The headline on today's Billboard Bulletin newsletter is guaranteed to catch your attention: "‘Glee' Cast Breaks Beatles' Hot 100 Record." Six more songs performed by the cast of Glee crack Billboard's Hot 100 this week, bringing the Glee cast's total of Hot 100 entries to 75. This surpasses the Beatles' total of 71 Hot 100 hits. This makes the Glee cast the leader among "non solo acts" with the most charted hits since the Hot 100 was introduced in August 1958.
What's more, it seems to be just a matter of time before the Glee cast surpasses the two solo artists who have logged even more Hot 100 hits. Elvis Presley leads all artists with 108. James Brown is second with 91.
The item included a little more breathless hyperbole. The Beatles took 22 years to accumulate all those hits (they charted most recently in 1996, 26 years after they broke up). The Glee cast took just one year, four months and two weeks to amass an even larger stack of hits.
Help! The information is correct. But we are comparing Apples (the name of the Beatles' record label) to oranges. Glee is an entertaining television show, with a talented and versatile cast. But the cast isn't really a group, by any reasonable definition. So it can do things that a real group can't.
Six songs from Glee make the Hot 100 practically every week that a new episode airs. That's as many songs as the Beatles put on the Hot 100 in all of 1966, when they were the hottest group on the planet.
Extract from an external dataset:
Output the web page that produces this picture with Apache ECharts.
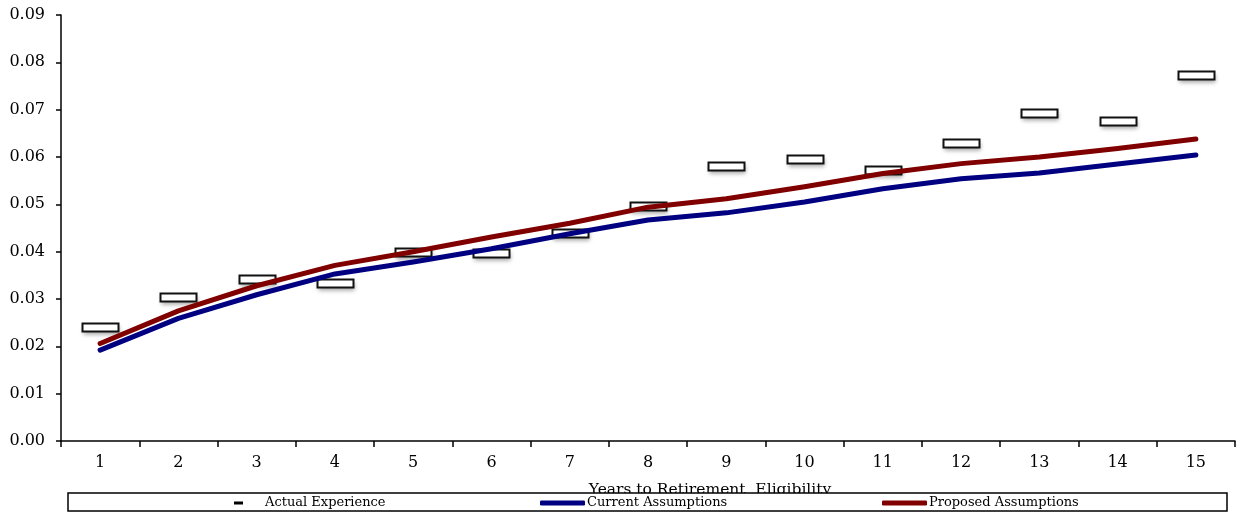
<!DOCTYPE html>
<html>
<head>
<meta charset="utf-8">
<script src="https://cdn.jsdelivr.net/npm/echarts@6/dist/echarts.min.js"></script>
<style>
html,body{margin:0;padding:0;background:#fff;}
#chart{width:1243px;height:514px;}
</style>
</head>
<body>
<div id="chart"></div>
<script>
const categories = ['1','2','3','4','5','6','7','8','9','10','11','12','13','14','15'];
const actualExperience = [0.0241, 0.0304, 0.0343, 0.0334, 0.0400, 0.0398, 0.0440, 0.0497, 0.0580, 0.0595, 0.0572, 0.0629, 0.0692, 0.0675, 0.0773];
const currentAssumptions = [0.0192, 0.0259, 0.0309, 0.0353, 0.0378, 0.0406, 0.0438, 0.0467, 0.0482, 0.0505, 0.0533, 0.0554, 0.0566, 0.0585, 0.0604];
const proposedAssumptions = [0.0206, 0.0275, 0.0328, 0.0371, 0.0400, 0.0431, 0.0460, 0.0494, 0.0512, 0.0537, 0.0565, 0.0586, 0.0600, 0.0618, 0.0638];
const xAxisName = 'Years to Retirement  Eligibility';
const seriesNames = ['Actual Experience', 'Current Assumptions', 'Proposed Assumptions'];

const FONT = 'DejaVu Serif';
const MARK_W = 36, MARK_H = 8;
const chart = echarts.init(document.getElementById('chart'), null, {renderer: 'canvas'});
chart.setOption({
  animation: false,
  backgroundColor: '#fff',
  grid: {left: 61, right: 8, top: 15, bottom: 73, containLabel: false},
  xAxis: {
    type: 'category',
    data: categories,
    boundaryGap: true,
    name: xAxisName,
    nameLocation: 'middle',
    nameGap: 41,
    nameTextStyle: {fontFamily: FONT, fontSize: 15.5, color: '#000', padding: [0, 0, 0, 124]},
    axisLine: {lineStyle: {color: '#000', width: 1.5}},
    axisTick: {show: true, interval: 0, length: 6, lineStyle: {color: '#000', width: 1.5}},
    axisLabel: {fontFamily: FONT, fontSize: 16, color: '#000', margin: 14, interval: 0},
    splitLine: {show: false}
  },
  yAxis: {
    type: 'value',
    min: 0,
    max: 0.09,
    interval: 0.01,
    axisLine: {show: true, lineStyle: {color: '#000', width: 1.5}},
    axisTick: {show: true, length: 5, lineStyle: {color: '#000', width: 1.5}},
    axisLabel: {fontFamily: FONT, fontSize: 16, color: '#000', margin: 16, formatter: v => v.toFixed(2)},
    splitLine: {show: false}
  },
  graphic: [{
    type: 'rect',
    z: 50,
    shape: {x: 68, y: 493, width: 1159, height: 18},
    style: {fill: '#fff', stroke: '#000', lineWidth: 1.5}
  }],
  legend: [
    {
      z: 60, left: 234, top: 495, padding: 0, itemGap: 0,
      itemWidth: 9, itemHeight: 3,
      textStyle: {fontFamily: FONT, fontSize: 13, color: '#000', lineHeight: 16, padding: [0, 0, 0, 17]},
      data: [{name: seriesNames[0], icon: 'rect', itemStyle: {color: '#000', borderWidth: 0, shadowBlur: 0, shadowOffsetX: 0, shadowOffsetY: 0}}]
    },
    {
      z: 60, left: 540, top: 495, padding: 0, itemGap: 0,
      itemWidth: 45, itemHeight: 5,
      textStyle: {fontFamily: FONT, fontSize: 13, color: '#000', lineHeight: 16, padding: [0, 0, 0, -3]},
      data: [{name: seriesNames[1], icon: 'roundRect'}]
    },
    {
      z: 60, left: 882, top: 495, padding: 0, itemGap: 0,
      itemWidth: 45, itemHeight: 5,
      textStyle: {fontFamily: FONT, fontSize: 13, color: '#000', lineHeight: 16, padding: [0, 0, 0, -3]},
      data: [{name: seriesNames[2], icon: 'roundRect'}]
    }
  ],
  series: [
    {
      name: seriesNames[0],
      type: 'custom',
      data: actualExperience.map((v, i) => [i, v]),
      encode: {x: 0, y: 1},
      z: 2,
      itemStyle: {color: '#000'},
      renderItem: function (params, api) {
        const p = api.coord([api.value(0), api.value(1)]);
        const x = Math.round(p[0] - MARK_W / 2) + 0.5;
        const y = Math.round(p[1] - MARK_H / 2) + 0.5;
        return {
          type: 'group',
          children: [
            {
              type: 'rect',
              shape: {x: x, y: y, width: MARK_W, height: MARK_H},
              style: {fill: '#fff', shadowColor: 'rgba(0,0,0,0.35)', shadowBlur: 4, shadowOffsetX: 1, shadowOffsetY: 3}
            },
            {
              type: 'rect',
              shape: {x: x, y: y, width: MARK_W, height: MARK_H},
              style: {fill: '#fff', stroke: '#111', lineWidth: 2}
            }
          ]
        };
      }
    },
    {
      name: seriesNames[1],
      type: 'line',
      data: currentAssumptions,
      showSymbol: false,
      symbol: 'none',
      z: 3,
      itemStyle: {color: '#000080'},
      lineStyle: {color: '#000080', width: 5, cap: 'round', join: 'round'}
    },
    {
      name: seriesNames[2],
      type: 'line',
      data: proposedAssumptions,
      showSymbol: false,
      symbol: 'none',
      z: 3,
      itemStyle: {color: '#800000'},
      lineStyle: {color: '#800000', width: 5, cap: 'round', join: 'round'}
    }
  ]
});
</script>
</body>
</html>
My argument that the Glee cast isn't comparable to the Beatles isn't an artistic judgment. If an actual group or duo challenged the Beatles' stats, that would be a different story. Last year, the Black Eyed Peas spent 26 consecutive weeks at #1 with two monster hits, "Boom Boom Pow" and "I Gotta Feeling." The Beatles never had more than 14 consecutive weeks on top. No reasonable person (including the Peas) would say that this makes them bigger or better than the Beatles, but their achievement stands.
But you can't compare the cast of a TV show that puts a half-dozen songs on the chart every week with a group that earned its hits the old-fashioned way: one by one.
Billboard chart manager Gary Trust, who wrote the Beatles' item, added some information that served to put the Glee achievement in context. Of the 75 Glee recordings to make the Hot 100, only 14 have remained on the chart for more than one week. The Glee recordings have logged 105 cumulative weeks on the Hot 100, compared to 617 for the Beatles' recordings. The Beatles had 34 top 10 hits on the Hot 100, while the Glee cast has had just one (their rendition of Journey's "Don't Stop Believin'").
The context is helpful. But the headline leaves a misleading impression to the many people who won't read the full story. Let me add a little more context.
The Glee version of "Don't Stop Believin'" is the best-seller among Glee titles, with 992,000 downloads as of this week. But 21 of the Beatles hits have been certified for U.S. sales of 1 million or more copies by the Recording Industry Assn. of America. (The group's top-seller is "Hey Jude," which is certified at 4 million.)
And while a whopping 61 of the Glee songs have spent just one week on the Hot 100, only five Beatles songs spent just one week on the chart. (Three were B sides. Two were minor releases in 1964, when various record labels flooded the market with Beatles titles.)
Joel Whitburn, the Wisconsin-based researcher who publishes a series of reference books based on the Billboard charts, faced a similar issue when he was compiling the seventh edition of his Top Pop Albums book. He decided to exclude Bill & Gloria Gaither & Their Homecoming Friends, Kidz Bop Kids and the High School Musical Cast from his list of the top 500 artists.
The Gaither ensemble includes dozens of guest gospel artists. Kidz Bop Kids is a studio group. High School Musical, like Glee, is the cast of a hit TV show.
Whitburn included a note explaining what he did and why. "Due to their special ‘various artists' nature, there are three acts...that we have excluded from the artist rankings." He even indicated where they would have placed in the top 500 ranking if he had included them.
That's the kind of judgment and wisdom that's called for here. The Glee achievement should be noted, but it should be kept in context.
Incidentally, as if to salute the Beatles, Glee's Chris Colfer performed "I Want To Hold Your Hand" on Tuesday night's episode. It's the second time the Glee brigade has performed a Beatles song. The full New Directions ensemble tackled "Hello Goodbye" last spring.
The Beatles would have had far more Hot 100 hits, but the custom in their heyday was to release fewer songs from each album. Their list of non-charting songs is long and includes such famous works as "A Day In The Life," "Lucy In The Sky With Diamonds," "Michelle," "In My Life," "Norwegian Wood (This Bird Has Flown)," "While My Guitar Gently Weeps" and "With A Little Help From My Friends."
Come to think of it, that wouldn't be a bad set list for a future episode of Glee.